- _TASK TO COMPLETE_: Pictures stay out of your copy, but everything else in the records below must be repeated exactly.

Records with drawing code:

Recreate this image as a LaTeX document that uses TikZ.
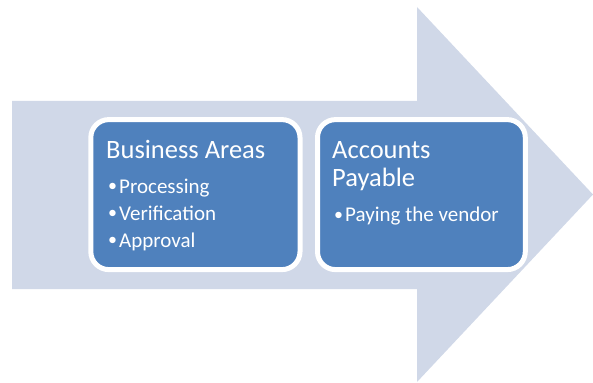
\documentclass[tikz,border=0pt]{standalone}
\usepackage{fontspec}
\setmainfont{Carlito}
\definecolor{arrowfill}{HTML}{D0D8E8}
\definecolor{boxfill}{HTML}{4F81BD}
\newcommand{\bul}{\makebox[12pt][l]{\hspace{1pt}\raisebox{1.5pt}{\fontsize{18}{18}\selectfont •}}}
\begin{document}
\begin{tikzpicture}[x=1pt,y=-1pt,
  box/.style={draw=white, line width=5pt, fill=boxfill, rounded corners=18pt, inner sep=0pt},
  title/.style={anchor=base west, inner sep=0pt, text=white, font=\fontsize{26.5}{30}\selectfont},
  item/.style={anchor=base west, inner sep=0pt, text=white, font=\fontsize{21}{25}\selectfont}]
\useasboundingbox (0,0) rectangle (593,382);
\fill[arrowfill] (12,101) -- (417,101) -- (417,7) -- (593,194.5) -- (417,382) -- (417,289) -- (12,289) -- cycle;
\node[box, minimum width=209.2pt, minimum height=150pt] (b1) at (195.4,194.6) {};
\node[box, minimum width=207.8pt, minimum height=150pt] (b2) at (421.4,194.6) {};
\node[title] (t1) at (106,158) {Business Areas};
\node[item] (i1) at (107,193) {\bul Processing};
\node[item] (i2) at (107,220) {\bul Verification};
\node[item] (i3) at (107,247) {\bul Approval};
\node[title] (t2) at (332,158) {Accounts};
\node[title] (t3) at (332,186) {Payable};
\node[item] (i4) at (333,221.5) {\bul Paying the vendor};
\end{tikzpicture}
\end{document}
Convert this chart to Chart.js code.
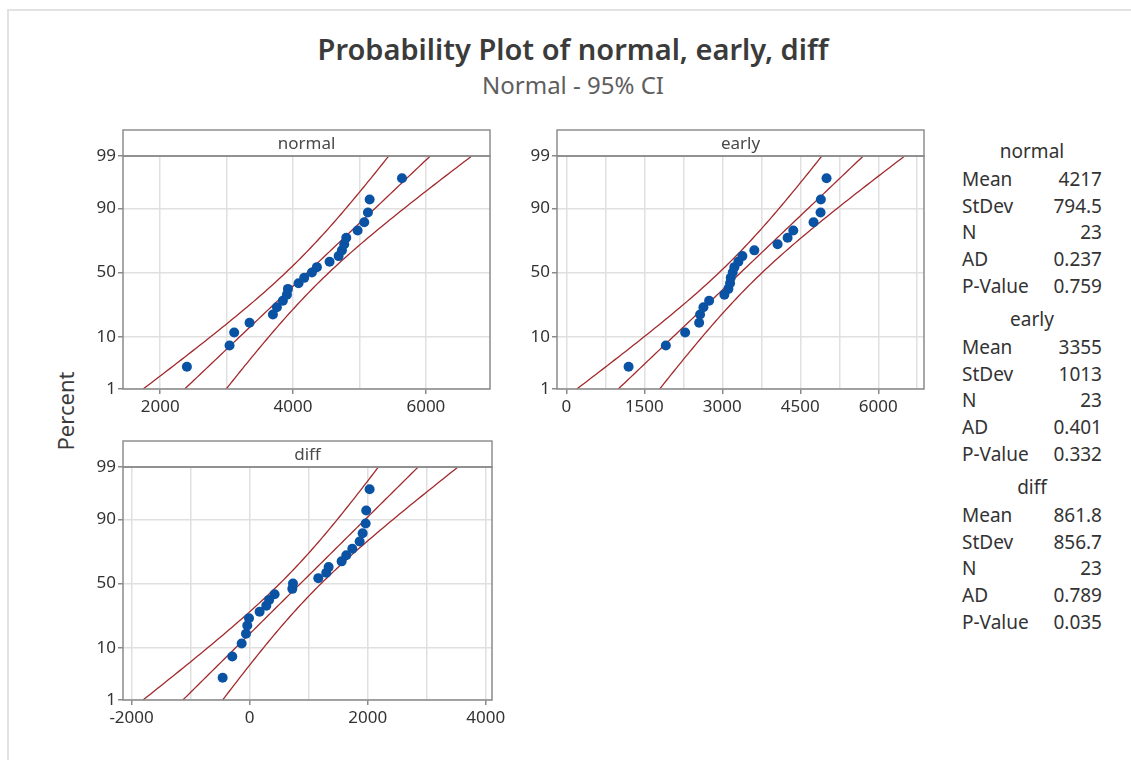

- _CORRECT ANSWER_:
Recreate this image as a LaTeX document that uses TikZ.
\documentclass[tikz,border=0pt]{standalone}
\usepackage{fontspec}
\setmainfont{Carlito}
\definecolor{arrowfill}{HTML}{D0D8E8}
\definecolor{boxfill}{HTML}{4F81BD}
\newcommand{\bul}{\makebox[12pt][l]{\hspace{1pt}\raisebox{1.5pt}{\fontsize{18}{18}\selectfont •}}}
\begin{document}
\begin{tikzpicture}[x=1pt,y=-1pt,
  box/.style={draw=white, line width=5pt, fill=boxfill, rounded corners=18pt, inner sep=0pt},
  title/.style={anchor=base west, inner sep=0pt, text=white, font=\fontsize{26.5}{30}\selectfont},
  item/.style={anchor=base west, inner sep=0pt, text=white, font=\fontsize{21}{25}\selectfont}]
\useasboundingbox (0,0) rectangle (593,382);
\fill[arrowfill] (12,101) -- (417,101) -- (417,7) -- (593,194.5) -- (417,382) -- (417,289) -- (12,289) -- cycle;
\node[box, minimum width=209.2pt, minimum height=150pt] (b1) at (195.4,194.6) {};
\node[box, minimum width=207.8pt, minimum height=150pt] (b2) at (421.4,194.6) {};
\node[title] (t1) at (106,158) {Business Areas};
\node[item] (i1) at (107,193) {\bul Processing};
\node[item] (i2) at (107,220) {\bul Verification};
\node[item] (i3) at (107,247) {\bul Approval};
\node[title] (t2) at (332,158) {Accounts};
\node[title] (t3) at (332,186) {Payable};
\node[item] (i4) at (333,221.5) {\bul Paying the vendor};
\end{tikzpicture}
\end{document}
Convert this chart to Chart.js code.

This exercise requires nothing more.